# Techniques Used in Ratio Analysis

Ratio, as the name suggests, is nothing more than one number divided by the other. However, they become useful when they are put in some sort of context. This means that when an analysts looks at the number resulting out of a ratio calculation he/she must have a reasonable basis to compare it with. Only when the analyst looks at the number and compares it what the ideal state of affairs should be like, do the numbers become powerful tool of management and financial analysis.

Dividing numbers and obtaining ratios is therefore not the main skill. In fact this part can be automated and done by the computer. Companies wouldn’t want to pay analysts for doing simple division, would they?. The real skill lies in being able to interpret these numbers. Here are some common techniques used in the interpretation of these numbers.

### Horizontal Analysis

Horizontal analysis is an industry jargon for comparison of the same ratio over time. Once a ratio is calculated, it is compared with what the value was in the previous quarter, the previous years, or many years in case the analyst is trying to make a trend. This provides more information of two grounds. They are:

• Horizontal analysis clarifies whether the company has a stable track record or is the value of the ratio influenced by one time special circumstances.
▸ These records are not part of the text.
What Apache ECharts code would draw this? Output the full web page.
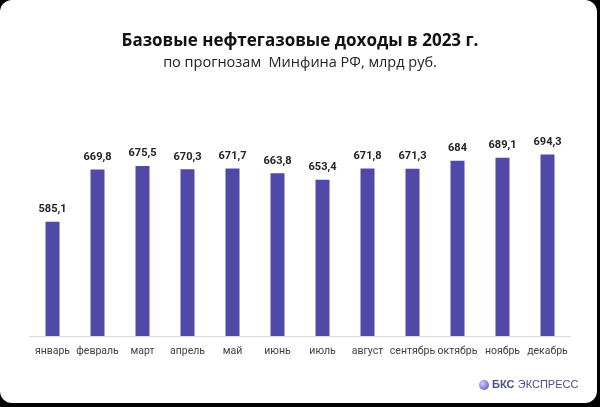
<!DOCTYPE html>
<html><head><meta charset="utf-8">
<script src="https://cdn.jsdelivr.net/npm/echarts@6/dist/echarts.min.js"></script>
<style>
html,body{margin:0;padding:0;background:#000;width:600px;height:407px;overflow:hidden}
#card{position:absolute;left:0;top:0;width:597px;height:403px;background:#fff;border-radius:12px}
#c{position:absolute;left:0;top:0;width:600px;height:407px}
</style></head><body>
<div id="card"></div>
<div id="c"></div>
<script>
const categories = ['январь','февраль','март','апрель','май','июнь','июль','август','сентябрь','октябрь','ноябрь','декабрь'];
const values = [585.1, 669.8, 675.5, 670.3, 671.7, 663.8, 653.4, 671.8, 671.3, 684, 689.1, 694.3];
const titleText = 'Базовые нефтегазовые доходы в 2023 г.';
const subtitleText = 'по прогнозам  Минфина РФ, млрд руб.';

const chart = echarts.init(document.getElementById('c'), null, {renderer:'canvas'});
chart.setOption({
  backgroundColor: 'transparent',
  animation: false,
  title: {
    text: titleText,
    subtext: subtitleText,
    left: 'center',
    top: 28,
    itemGap: 5,
    textStyle: {fontFamily: 'Open Sans', fontWeight: 'bold', fontSize: 17, color: '#111'},
    subtextStyle: {fontFamily: 'Open Sans', fontSize: 14.5, color: '#222'}
  },
  grid: {left: 30, right: 30, top: 151, bottom: 71},
  xAxis: {
    type: 'category',
    data: categories,
    axisLine: {lineStyle: {color: '#d9d9d9', width: 1}},
    axisTick: {show: false},
    axisLabel: {color: '#404040', fontFamily: 'Roboto', fontSize: 10.5, margin: 10, interval: 0}
  },
  yAxis: {
    type: 'value', min: 400, max: 700,
    show: false,
    splitLine: {show: false}
  },
  series: [{
    type: 'bar',
    data: values,
    barWidth: 14,
    itemStyle: {color: '#5049a8'},
    label: {
      show: true, position: 'top', distance: 7,
      fontFamily: 'Roboto', fontWeight: 'bold', fontSize: 11, color: '#222',
      formatter: p => String(p.value).replace('.', ',')
    }
  }],
  graphic: [
    {type: 'circle', shape: {cx: 484, cy: 385, r: 5},
     style: {fill: new echarts.graphic.RadialGradient(0.35, 0.35, 0.8, [{offset:0,color:'#d2cff7'},{offset:1,color:'#5a55c8'}])}},
    {type: 'text', left: 492, top: 379,
     style: {text: '{b|БКС} {n|ЭКСПРЕСС}', rich: {
       b: {fontFamily: 'Liberation Sans', fontWeight: 'bold', fontSize: 11, fill: '#4a4d8f', color: '#4a4d8f'},
       n: {fontFamily: 'Liberation Sans', fontSize: 11, fill: '#4a4d8f', color: '#4a4d8f'}
     }}}
  ]
});
</script>
</body></html>
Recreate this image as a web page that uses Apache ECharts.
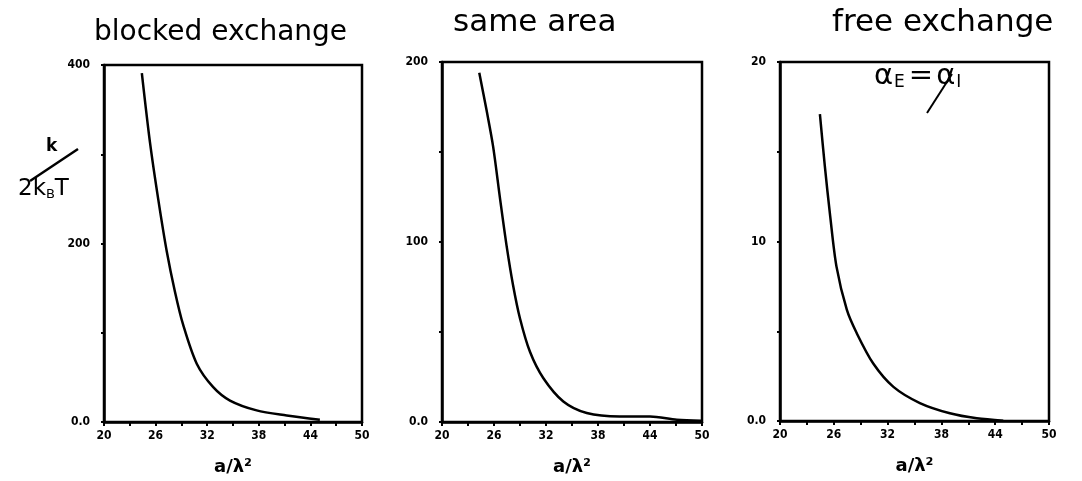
<!DOCTYPE html>
<html>
<head>
    <meta charset="UTF-8">
    <title>Exchange curves</title>
    <script src="https://cdn.jsdelivr.net/npm/echarts@6/dist/echarts.min.js"></script>
    <style>
        body { margin: 0; background: #fff; }
        #chart { width: 1082px; height: 481px; }
    </style>
</head>
<body>
    <div id="chart"></div>
    <script>
        // panel titles
        const panelTitles = ['blocked exchange', 'same area', 'free exchange'];

        // x axis: a/lambda^2
        const xTicks = [20, 23, 26, 29, 32, 35, 38, 41, 44, 47, 50];
        const xLabels = [20, 26, 32, 38, 44, 50];

        // y axis ticks per panel
        const yTicksBlocked = [0, 100, 200, 300, 400];
        const yLabelsBlocked = [0, 200, 400];
        const yTicksSame = [0, 50, 100, 150, 200];
        const yLabelsSame = [0, 100, 200];
        const yTicksFree = [0, 5, 10, 15, 20];
        const yLabelsFree = [0, 10, 20];

        // curves
        const xBlocked = [24.4, 25.35, 26.3, 27.3, 28.25, 29.2, 30.8, 32.7, 34.65, 37.75, 41.25, 45.1];
        const yBlocked = [391, 313, 250, 191, 146, 109, 65, 39, 24, 13, 7.4, 2.5];

        const xSame = [24.3, 25.15, 25.9, 26.7, 27.45, 28.2, 29.0, 30.15, 31.7, 34.0, 36.7, 40.5, 44.0, 47.1, 49.9];
        const ySame = [194, 173, 153, 124, 98, 76, 57.5, 39, 24.3, 11.4, 5, 3.1, 3.1, 1.3, 0.7];

        const xFree = [24.45, 25.0, 25.6, 26.3, 27.45, 28.55, 30.4, 32.65, 35.6, 38.95, 41.95, 44.9];
        const yFree = [17.1, 14.2, 11.4, 8.6, 6.2, 4.9, 3.2, 1.9, 1.0, 0.43, 0.15, 0.02];

        const grids = [
            { left: 104, top: 65, width: 258, height: 360 },
            { left: 442, top: 62, width: 260, height: 362 },
            { left: 780, top: 62, width: 269, height: 359 }
        ];
        const yTicks = [yTicksBlocked, yTicksSame, yTicksFree];
        const yLabels = [yLabelsBlocked, yLabelsSame, yLabelsFree];
        const xs = [xBlocked, xSame, xFree];
        const ys = [yBlocked, ySame, yFree];

        const tickFont = {
            fontFamily: 'DejaVu Sans Condensed',
            fontWeight: 'bold',
            fontSize: 12,
            color: '#000'
        };
        const hand = (size) => ({ fontFamily: 'DejaVu Sans', fontWeight: 'normal', fontSize: size, color: '#000' });

        const chart = echarts.init(document.getElementById('chart'));
        const option = {
            animation: false,
            backgroundColor: '#fff',
            title: [
                { text: panelTitles[0], left: 89, top: 14, textStyle: hand(28) },
                { text: panelTitles[1], left: 448, top: 2, textStyle: hand(31) },
                { text: panelTitles[2], left: 827, top: 2, textStyle: hand(31) }
            ],
            grid: grids.map(g => Object.assign({
                show: true, borderColor: '#000', borderWidth: 2.5, backgroundColor: 'transparent'
            }, g)),
            xAxis: grids.map((g, i) => ({
                type: 'value',
                gridIndex: i,
                min: 20,
                max: 50,
                name: 'a/λ²',
                nameLocation: 'middle',
                nameGap: 36,
                nameTextStyle: { fontFamily: 'DejaVu Sans', fontWeight: 'bold', fontSize: 18, color: '#000' },
                axisLine: { lineStyle: { color: '#000', width: 2.5 } },
                axisTick: { show: true, length: 4, lineStyle: { color: '#000', width: 2 }, customValues: xTicks },
                axisLabel: Object.assign({ margin: 8, customValues: xLabels }, tickFont),
                splitLine: { show: false }
            })),
            yAxis: grids.map((g, i) => ({
                type: 'value',
                gridIndex: i,
                min: 0,
                max: yTicks[i][yTicks[i].length - 1],
                axisLine: { show: true, lineStyle: { color: '#000', width: 2.5 } },
                axisTick: { show: true, length: 3, lineStyle: { color: '#000', width: 2 }, customValues: yTicks[i] },
                axisLabel: Object.assign({
                    margin: 14,
                    customValues: yLabels[i],
                    formatter: v => v === 0 ? '0.0' : String(v)
                }, tickFont),
                splitLine: { show: false }
            })),
            series: xs.map((xv, i) => ({
                type: 'line',
                xAxisIndex: i,
                yAxisIndex: i,
                smooth: 0.3,
                symbol: 'none',
                lineStyle: { color: '#000', width: 2.5 },
                data: xv.map((x, j) => [x, ys[i][j]])
            })),
            graphic: [
                // handwritten y label on the first panel: k / 2kBT
                { type: 'text', left: 46, top: 138, style: { text: 'k', font: 'bold 17px DejaVu Sans', fill: '#000' } },
                { type: 'line', shape: { x1: 30, y1: 181, x2: 78, y2: 149 }, style: { stroke: '#000', lineWidth: 2.5 } },
                {
                    type: 'text', left: 18, top: 178,
                    style: {
                        text: '{n|2k}{s|B}{n|T}',
                        rich: {
                            n: { font: '23px DejaVu Sans', fill: '#000' },
                            s: { font: '13px DejaVu Sans', fill: '#000', padding: [10, 0, 0, 0] }
                        }
                    }
                },
                // note in the third panel
                {
                    type: 'text', left: 874, top: 62,
                    style: {
                        text: '{n|α}{s|E}{e|=}{n|α}{s|I}',
                        rich: {
                            n: { font: '29px DejaVu Sans', fill: '#000' },
                            e: { font: '29px DejaVu Sans', fill: '#000', padding: [0, 3, 0, 4] },
                            s: { font: '17px DejaVu Sans', fill: '#000', padding: [12, 0, 0, 1] }
                        }
                    }
                },
                { type: 'line', shape: { x1: 927, y1: 113, x2: 952, y2: 74 }, style: { stroke: '#000', lineWidth: 2 } }
            ]
        };
        chart.setOption(option);
    </script>
</body>
</html>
• Horizontal analysis helps to unveil trends which help analysts unveil trends in the performance of the business. This helps them make more accurate future projections and value the share correctly.

### Cross-Sectional Analysis

Cross sectional ratio analysis is the industry jargon used to denote comparison of ratios with other companies. The other companies may or may not belong to the same industry. Cross sectional analysis helps an analyst understand how well a company is performing relative to its peers. In a way this removes the effect of business cycles. There are many variations of cross sectional analysis. They are as follows:

• Industry Average: The most popular method is to take the industry average and compare it with the ratios of the firm. This provides a measure of how the company is performing in comparison to an average firm.

• Industry Leader: Many companies and analysts are not satisfied with being average. They want to be the industry leader and therefore benchmark against them.

• Best Practice: In case, the company is the industrial leader, then it usually crosses the industry border and seeks inspiration from anyone anywhere in the world. They benchmark with the best practices across the globe.